Seeing School Through Different Eyes
Walk through any school and ask a simple question about behaviour, workload or wellbeing, and you’ll often hear very different answers depending on who you ask. A school leader may feel systems are working well. A classroom teacher may feel stretched and overwhelmed. A student may experience the same environment in a completely different way again.
None of those perspectives are necessarily wrong. They are shaped by experience, responsibility and daily reality. That’s why perspective matters so much in schools.
At Strategy Education, we work with teachers, leaders and support staff across a wide range of settings, and one thing becomes clear very quickly: schools function best when people actively try to understand experiences beyond their own role.
Why Perspective Gaps Matter
In education, assumptions can build quietly over time. Leaders may assume staff feel supported because policies are clear. Teachers may assume students understand expectations because routines have been explained. Parents may believe communication is effective because information has been sent home.
But schools are complex environments, and experience does not always match intention.
This is particularly important when schools are addressing behaviour, attendance, wellbeing or staff retention. If leadership teams rely solely on surface indicators, they risk missing the lived reality beneath the surface. A calm corridor does not always mean students feel connected. A quiet classroom does not automatically mean learning is secure.
The challenge for schools is not simply collecting feedback. It is creating cultures that genuinely consider different perspectives.
Perspective Influences Decision-Making
Research into school culture repeatedly shows that trust and communication influence outcomes for both staff and students. Teachers who feel listened to are more likely to remain in the profession. Students who feel understood are more likely to engage positively with school.
This becomes especially important during periods of change. Whether schools are introducing new behaviour policies, adapting curriculum models or embedding AI into teaching, perspective helps leaders anticipate unintended consequences.
Micro, Meso and Macro Thinking
One useful way to think about perspective in schools is through the ideas of micro, meso and macro thinking.
The micro level focuses on the individual experience, such as when the classroom teacher is managing behaviour during period five or when a student is struggling to stay engaged.
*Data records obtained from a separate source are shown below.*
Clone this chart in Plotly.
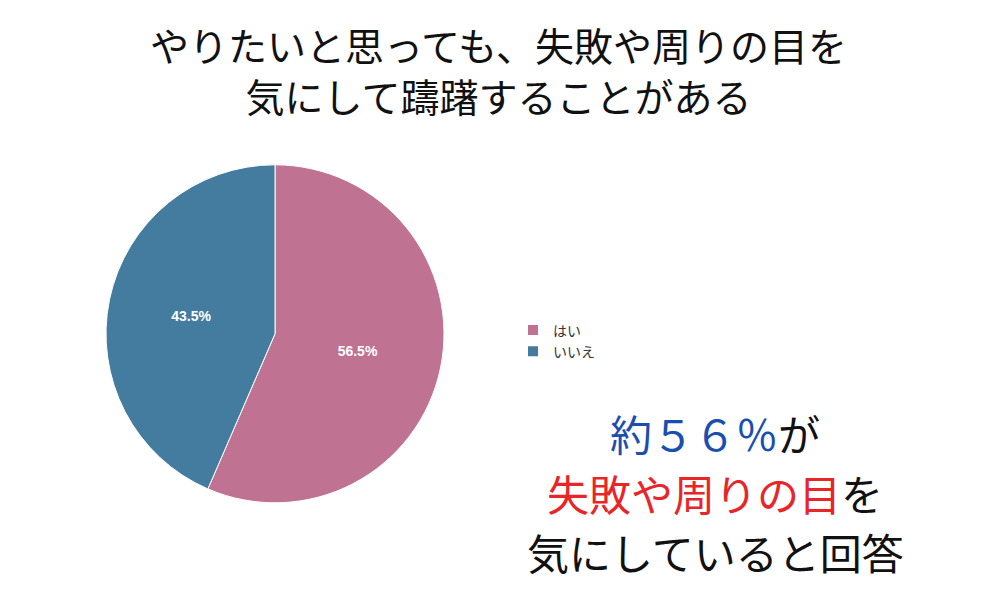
import plotly.graph_objects as go

labels = ["はい", "いいえ"]
values = [56.5, 43.5]
colors = ["#C07292", "#437C9F"]

fig = go.Figure(go.Pie(
    labels=labels, values=values, sort=False, direction="clockwise", rotation=0,
    marker=dict(colors=colors, line=dict(color="white", width=1)),
    texttemplate="<b>%{percent:.1%}</b>", textposition="inside", insidetextorientation="horizontal",
    textfont=dict(color="white", size=14, family="Arial"),
    domain=dict(x=[0.098, 0.436], y=[0.175, 0.739]),
))
jp = "Noto Sans CJK JP"
fig.update_layout(
    width=1000, height=600, margin=dict(l=0, r=0, t=0, b=0),
    paper_bgcolor="white", plot_bgcolor="white",
    legend=dict(x=0.505, y=0.445, xanchor="left", yanchor="middle", tracegroupgap=8,
                font=dict(size=14, family=jp, color="#333"), itemsizing="constant"),
    annotations=[
        dict(text="やりたいと思っても、失敗や周りの目を<br>気にして躊躇することがある",
             x=0.49, y=0.99, xref="paper", yref="paper", xanchor="center", yanchor="top",
             showarrow=False, font=dict(size=39, family=jp, color="#111")),
        dict(text="<span style='color:#1A4FB0'>約５６％</span>が",
             x=0.707, y=0.292, xref="paper", yref="paper", xanchor="center", yanchor="middle",
             showarrow=False, font=dict(size=42, family=jp, color="#111")),
        dict(text="<span style='color:#E8262A'>失敗や周りの目</span>を",
             x=0.707, y=0.192, xref="paper", yref="paper", xanchor="center", yanchor="middle",
             showarrow=False, font=dict(size=42, family=jp, color="#111")),
        dict(text="気にしていると回答",
             x=0.707, y=0.095, xref="paper", yref="paper", xanchor="center", yanchor="middle",
             showarrow=False, font=dict(size=42, family=jp, color="#111")),
    ],
)
fig.write_html("out.html")
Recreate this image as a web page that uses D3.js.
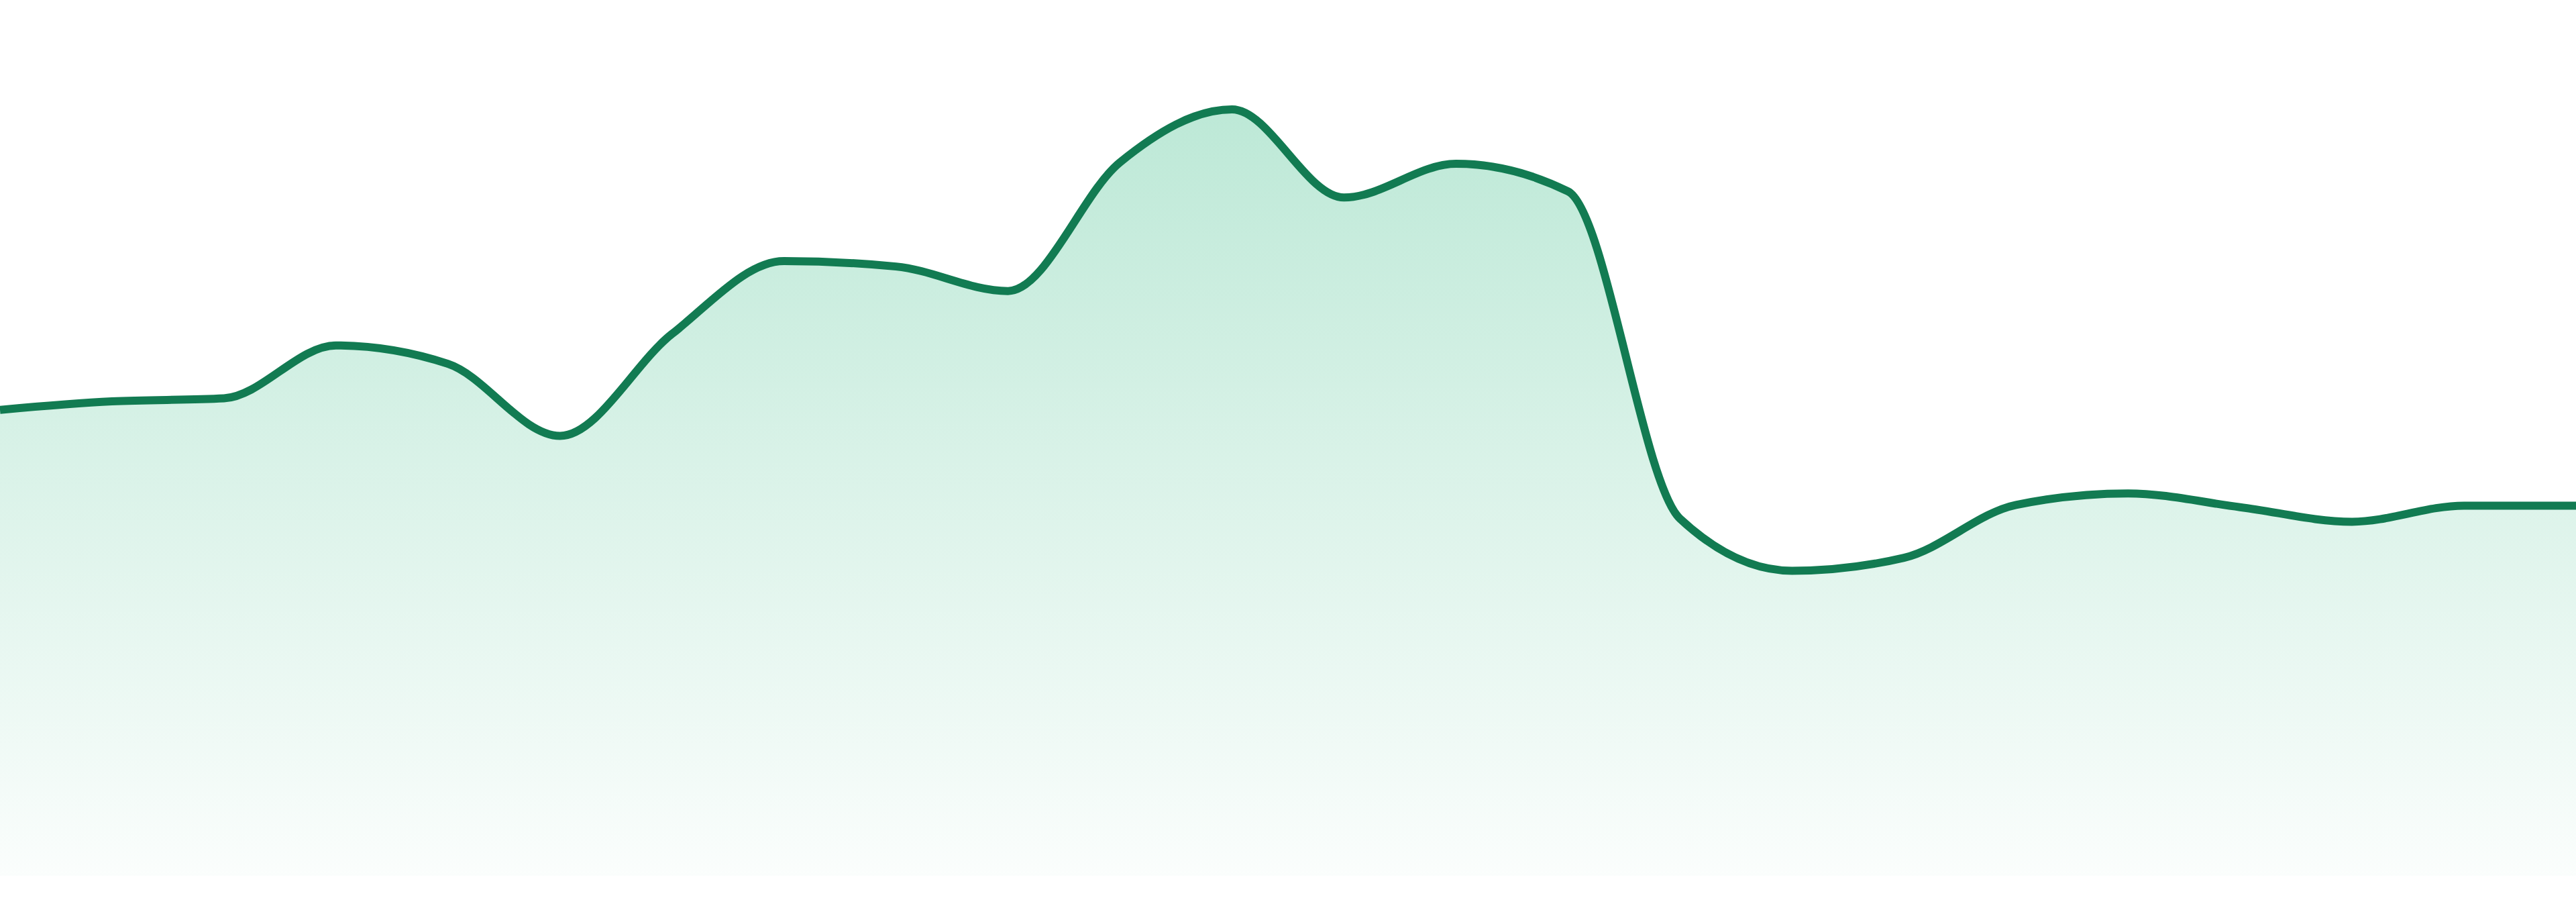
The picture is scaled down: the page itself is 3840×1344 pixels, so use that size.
<!DOCTYPE html>
<meta charset="utf-8">
<style>
body { margin: 0; background: #fff; }
svg { display: block; }
.line { fill: none; stroke: #127b52; stroke-width: 12; stroke-linejoin: round; }
</style>
<svg width="3840" height="1344"></svg>
<script src="https://d3js.org/d3.v7.min.js"></script>
<script>
// one value per step (no axes shown)
var steps = d3.range(24);
var values = [60.8, 61.9, 62.3, 69.2, 66.8, 57.4, 70.7, 80.2, 79.5, 76.3, 93.1, 100,
              88.5, 92.9, 89.3, 46.6, 39.8, 41.5, 48.4, 49.9, 48.1, 46.2, 48.3, 48.3];

var svg = d3.select("svg"),
  margin = {top: 163, right: 0, bottom: 39, left: 0},
  width = svg.attr("width") - margin.left - margin.right,
  height = svg.attr("height") - margin.top - margin.bottom;

var x = d3.scaleLinear()
  .domain(d3.extent(steps))
  .range([0, width]);

var y = d3.scaleLinear()
  .domain([0, d3.max(values)])
  .range([height, 0]);

var data = steps.map(function(s, i) { return {step: s, value: values[i]}; });

var g = svg.append("g")
  .attr("transform", "translate(" + margin.left + "," + margin.top + ")");

var grad = svg.append("defs").append("linearGradient")
  .attr("id", "fade")
  .attr("gradientUnits", "userSpaceOnUse")
  .attr("x1", 0).attr("x2", 0)
  .attr("y1", y(d3.max(values))).attr("y2", y(0));
grad.append("stop").attr("offset", 0).attr("stop-color", "rgb(34,180,120)").attr("stop-opacity", 0.3);
grad.append("stop").attr("offset", 1).attr("stop-color", "rgb(34,180,120)").attr("stop-opacity", 0.02);

var area = d3.area()
  .curve(d3.curveMonotoneX)
  .x(function(d) { return x(d.step); })
  .y0(y(0))
  .y1(function(d) { return y(d.value); });

var line = d3.line()
  .curve(d3.curveMonotoneX)
  .x(function(d) { return x(d.step); })
  .y(function(d) { return y(d.value); });

g.append("path")
  .datum(data)
  .attr("fill", "url(#fade)")
  .attr("d", area);

g.append("path")
  .datum(data)
  .attr("class", "line")
  .attr("d", line);
</script>
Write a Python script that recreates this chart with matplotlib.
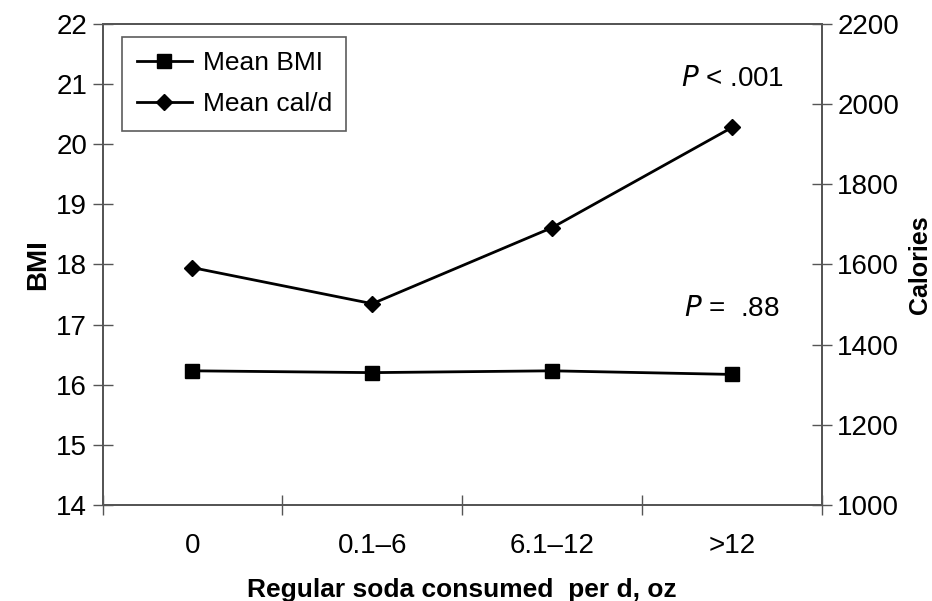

The meso level looks at the wider school systems, such as departmental routines, leadership decisions and school culture.
The macro level considers the bigger picture, including national policy, funding pressures and wider social change.
Problems in schools often become easier to understand when we recognise that people are viewing the same issue from different levels at the same time. For further reflection on perspective and school culture, see this article from TeacherToolkit:
https://www.teachertoolkit.co.uk/2026/04/17/why-perspective-matters-in-schools/
Creating a More Reflective School Culture
Often, small shifts can make the biggest difference.
Useful starting points include:
- Asking staff how policies work in practice, not just in theory
- Creating opportunities for student voice beyond formal councils
- Encouraging departments to share different classroom experiences
- Reviewing behaviour and wellbeing data alongside qualitative feedback
- Building professional conversations around curiosity rather than blame
Perspective also matters in recruitment and retention. Teachers are more likely to stay in schools where communication feels transparent, and leadership decisions feel grounded in classroom reality.
A Stronger School Community Starts with Understanding
Perspective will not solve every challenge in education. But it does make schools more reflective, more collaborative and ultimately more human.
When staff, students and leaders feel their experiences are acknowledged, trust grows. And when trust grows, schools become places where learning, wellbeing and relationships are far more likely to flourish.